▶ _TASK PROMPT_
Go through the material and write it all out exactly, minus the pictures.

** start MATERIAL **

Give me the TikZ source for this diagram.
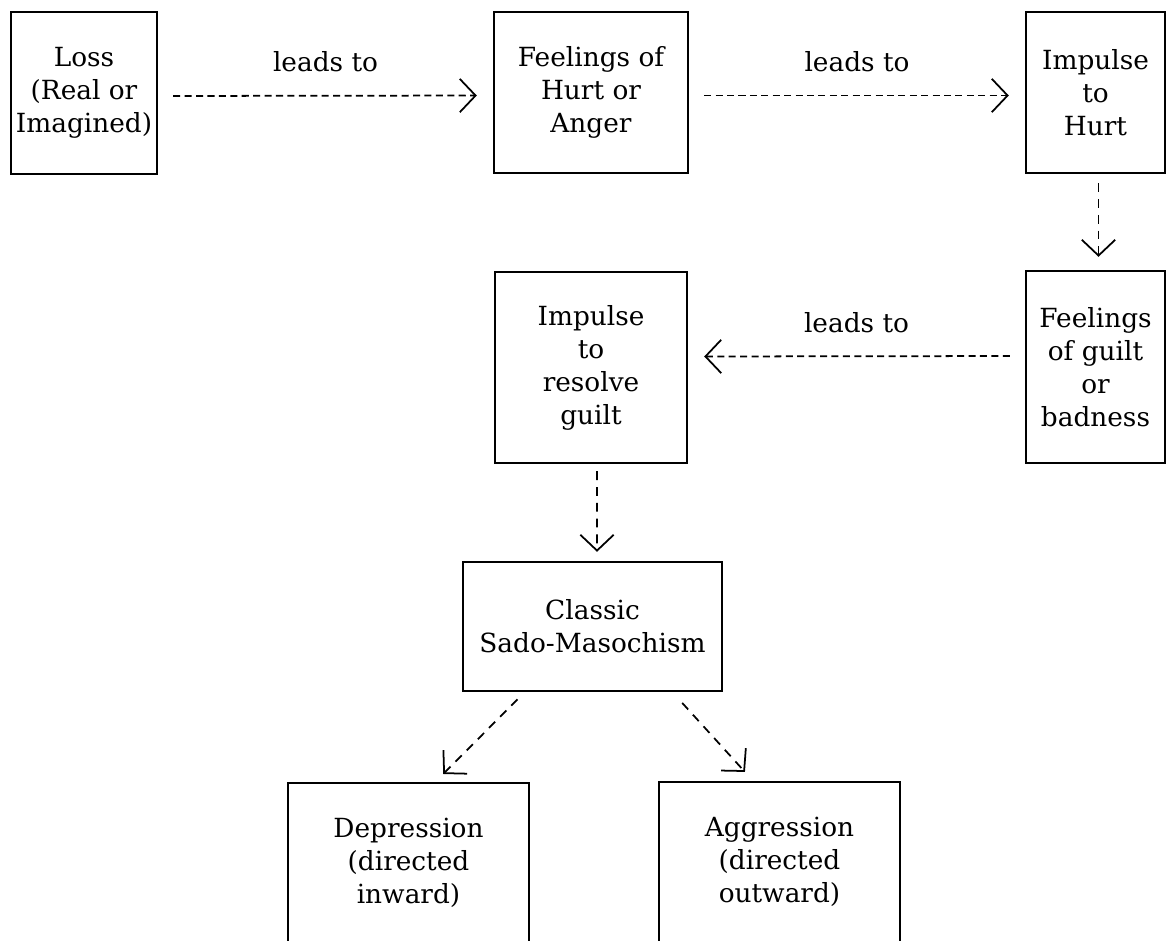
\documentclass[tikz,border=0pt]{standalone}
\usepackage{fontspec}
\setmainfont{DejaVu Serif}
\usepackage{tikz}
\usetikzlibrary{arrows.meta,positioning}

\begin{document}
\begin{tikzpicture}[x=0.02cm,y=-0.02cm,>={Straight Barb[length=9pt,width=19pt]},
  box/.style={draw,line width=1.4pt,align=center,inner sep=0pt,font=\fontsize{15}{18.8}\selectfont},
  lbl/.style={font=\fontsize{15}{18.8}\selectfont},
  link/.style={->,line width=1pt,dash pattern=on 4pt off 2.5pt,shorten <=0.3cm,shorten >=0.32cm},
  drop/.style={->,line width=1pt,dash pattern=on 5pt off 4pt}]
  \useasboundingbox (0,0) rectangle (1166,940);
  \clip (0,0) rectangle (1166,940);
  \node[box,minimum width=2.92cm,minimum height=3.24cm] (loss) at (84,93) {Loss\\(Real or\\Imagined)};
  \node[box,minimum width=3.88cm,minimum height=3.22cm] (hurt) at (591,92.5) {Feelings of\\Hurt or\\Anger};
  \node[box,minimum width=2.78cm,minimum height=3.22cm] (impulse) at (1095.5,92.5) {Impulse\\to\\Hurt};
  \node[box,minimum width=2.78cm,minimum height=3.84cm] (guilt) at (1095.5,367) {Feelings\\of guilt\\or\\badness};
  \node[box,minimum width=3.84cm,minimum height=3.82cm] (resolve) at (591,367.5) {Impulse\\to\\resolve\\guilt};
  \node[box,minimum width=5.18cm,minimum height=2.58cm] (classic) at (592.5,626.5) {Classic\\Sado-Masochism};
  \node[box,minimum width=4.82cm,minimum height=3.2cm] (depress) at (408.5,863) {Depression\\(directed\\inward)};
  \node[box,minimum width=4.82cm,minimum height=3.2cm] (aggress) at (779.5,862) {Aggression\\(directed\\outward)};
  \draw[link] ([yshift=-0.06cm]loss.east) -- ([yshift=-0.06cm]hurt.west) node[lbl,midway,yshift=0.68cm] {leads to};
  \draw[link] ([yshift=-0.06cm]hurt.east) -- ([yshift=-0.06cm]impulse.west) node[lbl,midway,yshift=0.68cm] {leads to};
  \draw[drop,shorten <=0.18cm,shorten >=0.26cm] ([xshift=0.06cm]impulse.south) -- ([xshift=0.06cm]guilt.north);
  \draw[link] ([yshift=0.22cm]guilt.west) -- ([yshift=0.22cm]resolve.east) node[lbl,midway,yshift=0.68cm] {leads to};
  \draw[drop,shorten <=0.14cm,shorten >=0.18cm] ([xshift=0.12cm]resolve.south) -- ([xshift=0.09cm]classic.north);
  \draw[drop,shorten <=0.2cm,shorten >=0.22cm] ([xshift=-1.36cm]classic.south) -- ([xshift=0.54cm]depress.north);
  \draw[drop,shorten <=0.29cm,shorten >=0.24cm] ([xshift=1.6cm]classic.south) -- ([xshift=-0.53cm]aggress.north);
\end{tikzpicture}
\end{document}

** end MATERIAL **

▶ _EXERCISE RESPONSE_
Give me the TikZ source for this diagram.
\documentclass[tikz,border=0pt]{standalone}
\usepackage{fontspec}
\setmainfont{DejaVu Serif}
\usepackage{tikz}
\usetikzlibrary{arrows.meta,positioning}

\begin{document}
\begin{tikzpicture}[x=0.02cm,y=-0.02cm,>={Straight Barb[length=9pt,width=19pt]},
  box/.style={draw,line width=1.4pt,align=center,inner sep=0pt,font=\fontsize{15}{18.8}\selectfont},
  lbl/.style={font=\fontsize{15}{18.8}\selectfont},
  link/.style={->,line width=1pt,dash pattern=on 4pt off 2.5pt,shorten <=0.3cm,shorten >=0.32cm},
  drop/.style={->,line width=1pt,dash pattern=on 5pt off 4pt}]
  \useasboundingbox (0,0) rectangle (1166,940);
  \clip (0,0) rectangle (1166,940);
  \node[box,minimum width=2.92cm,minimum height=3.24cm] (loss) at (84,93) {Loss\\(Real or\\Imagined)};
  \node[box,minimum width=3.88cm,minimum height=3.22cm] (hurt) at (591,92.5) {Feelings of\\Hurt or\\Anger};
  \node[box,minimum width=2.78cm,minimum height=3.22cm] (impulse) at (1095.5,92.5) {Impulse\\to\\Hurt};
  \node[box,minimum width=2.78cm,minimum height=3.84cm] (guilt) at (1095.5,367) {Feelings\\of guilt\\or\\badness};
  \node[box,minimum width=3.84cm,minimum height=3.82cm] (resolve) at (591,367.5) {Impulse\\to\\resolve\\guilt};
  \node[box,minimum width=5.18cm,minimum height=2.58cm] (classic) at (592.5,626.5) {Classic\\Sado-Masochism};
  \node[box,minimum width=4.82cm,minimum height=3.2cm] (depress) at (408.5,863) {Depression\\(directed\\inward)};
  \node[box,minimum width=4.82cm,minimum height=3.2cm] (aggress) at (779.5,862) {Aggression\\(directed\\outward)};
  \draw[link] ([yshift=-0.06cm]loss.east) -- ([yshift=-0.06cm]hurt.west) node[lbl,midway,yshift=0.68cm] {leads to};
  \draw[link] ([yshift=-0.06cm]hurt.east) -- ([yshift=-0.06cm]impulse.west) node[lbl,midway,yshift=0.68cm] {leads to};
  \draw[drop,shorten <=0.18cm,shorten >=0.26cm] ([xshift=0.06cm]impulse.south) -- ([xshift=0.06cm]guilt.north);
  \draw[link] ([yshift=0.22cm]guilt.west) -- ([yshift=0.22cm]resolve.east) node[lbl,midway,yshift=0.68cm] {leads to};
  \draw[drop,shorten <=0.14cm,shorten >=0.18cm] ([xshift=0.12cm]resolve.south) -- ([xshift=0.09cm]classic.north);
  \draw[drop,shorten <=0.2cm,shorten >=0.22cm] ([xshift=-1.36cm]classic.south) -- ([xshift=0.54cm]depress.north);
  \draw[drop,shorten <=0.29cm,shorten >=0.24cm] ([xshift=1.6cm]classic.south) -- ([xshift=-0.53cm]aggress.north);
\end{tikzpicture}
\end{document}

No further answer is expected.